> [What the task asks] Retype the records below word for word and omit any image.

> [Dataset records]
★ ★ ★ ★ ★

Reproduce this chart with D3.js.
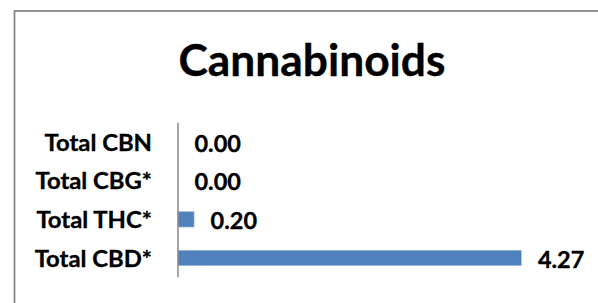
<!DOCTYPE html>
<html>
<head>
<meta charset="utf-8">
<script src="https://cdn.jsdelivr.net/npm/d3@7"></script>
<style>
  html, body { margin: 0; padding: 0; background: #fff; }
  svg { display: block; }
  text { font-family: Lato, "Open Sans", sans-serif; font-weight: 700; fill: #000; stroke: #000; stroke-width: 0.35px; }
</style>
</head>
<body>
<svg id="chart" width="598" height="303"></svg>
<script>
/* Cannabinoids — horizontal bar chart, Excel-like style. */
const categories = ["Total CBN", "Total CBG*", "Total THC*", "Total CBD*"];
const values = [0.00, 0.00, 0.20, 4.27];
const valueLabels = ["0.00", "0.00", "0.20", "4.27"];
const title = "Cannabinoids";

const BAR = "#4f81bd";
const GRID = "#878787";
const CAP = 0.7165; // Lato cap height, in em

const svg = d3.select("#chart");

// chart frame (runs off the right and bottom edge in the source)
svg.append("rect")
  .attr("x", 14.5).attr("y", 11)
  .attr("width", 700).attr("height", 400)
  .attr("fill", "none").attr("stroke", GRID).attr("stroke-width", 1.8);

const x = d3.scaleLinear().domain([0, 5]).range([178, 580.1]);
const y = d3.scaleBand().domain(categories).range([122.7, 277.3])
  .paddingInner(0.6).paddingOuter(0.3);

// scale a text's font size so its rendered width matches a target
function fitSize(str, target, base) {
  const t = svg.append("text").attr("font-size", base).text(str);
  const w = t.node().getComputedTextLength();
  t.remove();
  return base * target / w;
}

const titleSize = fitSize(title, 267, 40);
const catSize = fitSize("Total CBN", 107.5, 20);
const valSize = fitSize("0.00", 46.5, 20);
// vertical stretch so cap height matches the source's Calibri
const sy = (size, cap) => cap / (size * CAP);
const place = (px, py, s) => `translate(${px},${py}) scale(1,${s})`;

svg.append("text")
  .attr("transform", place(312, 76, sy(titleSize, 31)))
  .attr("text-anchor", "middle")
  .attr("font-size", titleSize)
  .text(title);

svg.append("g").selectAll("rect")
  .data(values)
  .join("rect")
  .attr("x", x(0))
  .attr("y", (d, i) => y(categories[i]))
  .attr("width", (d) => x(d) - x(0))
  .attr("height", y.bandwidth())
  .attr("fill", BAR)
  .attr("stroke", "#a9c0dd")
  .attr("stroke-width", (d) => (d > 0 ? 0.6 : 0));

// vertical category axis
svg.append("line")
  .attr("x1", x(0)).attr("x2", x(0))
  .attr("y1", y.range()[0]).attr("y2", y.range()[1])
  .attr("stroke", GRID).attr("stroke-width", 1.5);

svg.append("g").selectAll("text")
  .data(categories)
  .join("text")
  .attr("transform", (d) => place(152, y(d) + y.bandwidth() / 2 + 8.7, sy(catSize, 16)))
  .attr("text-anchor", "end")
  .attr("font-size", catSize)
  .text((d) => d);

svg.append("g").selectAll("text")
  .data(values)
  .join("text")
  .attr("transform", (d, i) => place(x(d) + 16.5, y(categories[i]) + y.bandwidth() / 2 + 9.7, sy(valSize, 16.5)))
  .attr("font-size", valSize)
  .text((d, i) => valueLabels[i]);
</script>
</body>
</html>
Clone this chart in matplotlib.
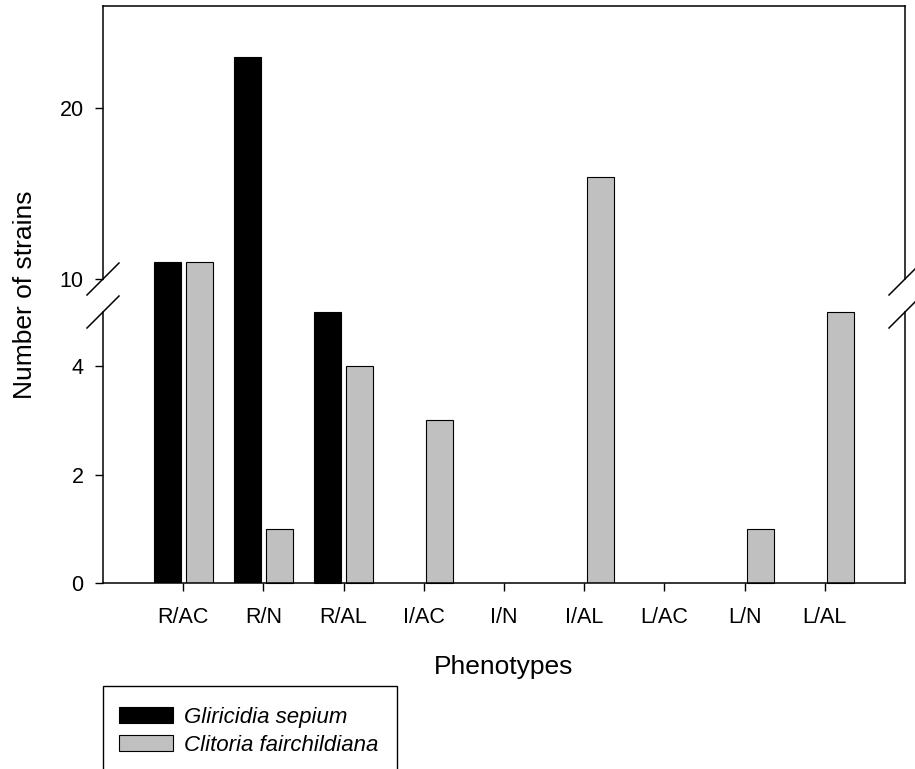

★ ★ ★ ★ ★

> [Result of this exercise]
Reproduce this chart with D3.js.
<!DOCTYPE html>
<html>
<head>
<meta charset="utf-8">
<script src="https://cdn.jsdelivr.net/npm/d3@7"></script>
<style>
  html, body { margin: 0; padding: 0; background: #fff; }
  svg { display: block; }
  text { font-family: Lato, "Open Sans", sans-serif; font-weight: 700; fill: #000; stroke: #000; stroke-width: 0.35px; }
</style>
</head>
<body>
<svg id="chart" width="598" height="303"></svg>
<script>
/* Cannabinoids — horizontal bar chart, Excel-like style. */
const categories = ["Total CBN", "Total CBG*", "Total THC*", "Total CBD*"];
const values = [0.00, 0.00, 0.20, 4.27];
const valueLabels = ["0.00", "0.00", "0.20", "4.27"];
const title = "Cannabinoids";

const BAR = "#4f81bd";
const GRID = "#878787";
const CAP = 0.7165; // Lato cap height, in em

const svg = d3.select("#chart");

// chart frame (runs off the right and bottom edge in the source)
svg.append("rect")
  .attr("x", 14.5).attr("y", 11)
  .attr("width", 700).attr("height", 400)
  .attr("fill", "none").attr("stroke", GRID).attr("stroke-width", 1.8);

const x = d3.scaleLinear().domain([0, 5]).range([178, 580.1]);
const y = d3.scaleBand().domain(categories).range([122.7, 277.3])
  .paddingInner(0.6).paddingOuter(0.3);

// scale a text's font size so its rendered width matches a target
function fitSize(str, target, base) {
  const t = svg.append("text").attr("font-size", base).text(str);
  const w = t.node().getComputedTextLength();
  t.remove();
  return base * target / w;
}

const titleSize = fitSize(title, 267, 40);
const catSize = fitSize("Total CBN", 107.5, 20);
const valSize = fitSize("0.00", 46.5, 20);
// vertical stretch so cap height matches the source's Calibri
const sy = (size, cap) => cap / (size * CAP);
const place = (px, py, s) => `translate(${px},${py}) scale(1,${s})`;

svg.append("text")
  .attr("transform", place(312, 76, sy(titleSize, 31)))
  .attr("text-anchor", "middle")
  .attr("font-size", titleSize)
  .text(title);

svg.append("g").selectAll("rect")
  .data(values)
  .join("rect")
  .attr("x", x(0))
  .attr("y", (d, i) => y(categories[i]))
  .attr("width", (d) => x(d) - x(0))
  .attr("height", y.bandwidth())
  .attr("fill", BAR)
  .attr("stroke", "#a9c0dd")
  .attr("stroke-width", (d) => (d > 0 ? 0.6 : 0));

// vertical category axis
svg.append("line")
  .attr("x1", x(0)).attr("x2", x(0))
  .attr("y1", y.range()[0]).attr("y2", y.range()[1])
  .attr("stroke", GRID).attr("stroke-width", 1.5);

svg.append("g").selectAll("text")
  .data(categories)
  .join("text")
  .attr("transform", (d) => place(152, y(d) + y.bandwidth() / 2 + 8.7, sy(catSize, 16)))
  .attr("text-anchor", "end")
  .attr("font-size", catSize)
  .text((d) => d);

svg.append("g").selectAll("text")
  .data(values)
  .join("text")
  .attr("transform", (d, i) => place(x(d) + 16.5, y(categories[i]) + y.bandwidth() / 2 + 9.7, sy(valSize, 16.5)))
  .attr("font-size", valSize)
  .text((d, i) => valueLabels[i]);
</script>
</body>
</html>
Clone this chart in matplotlib.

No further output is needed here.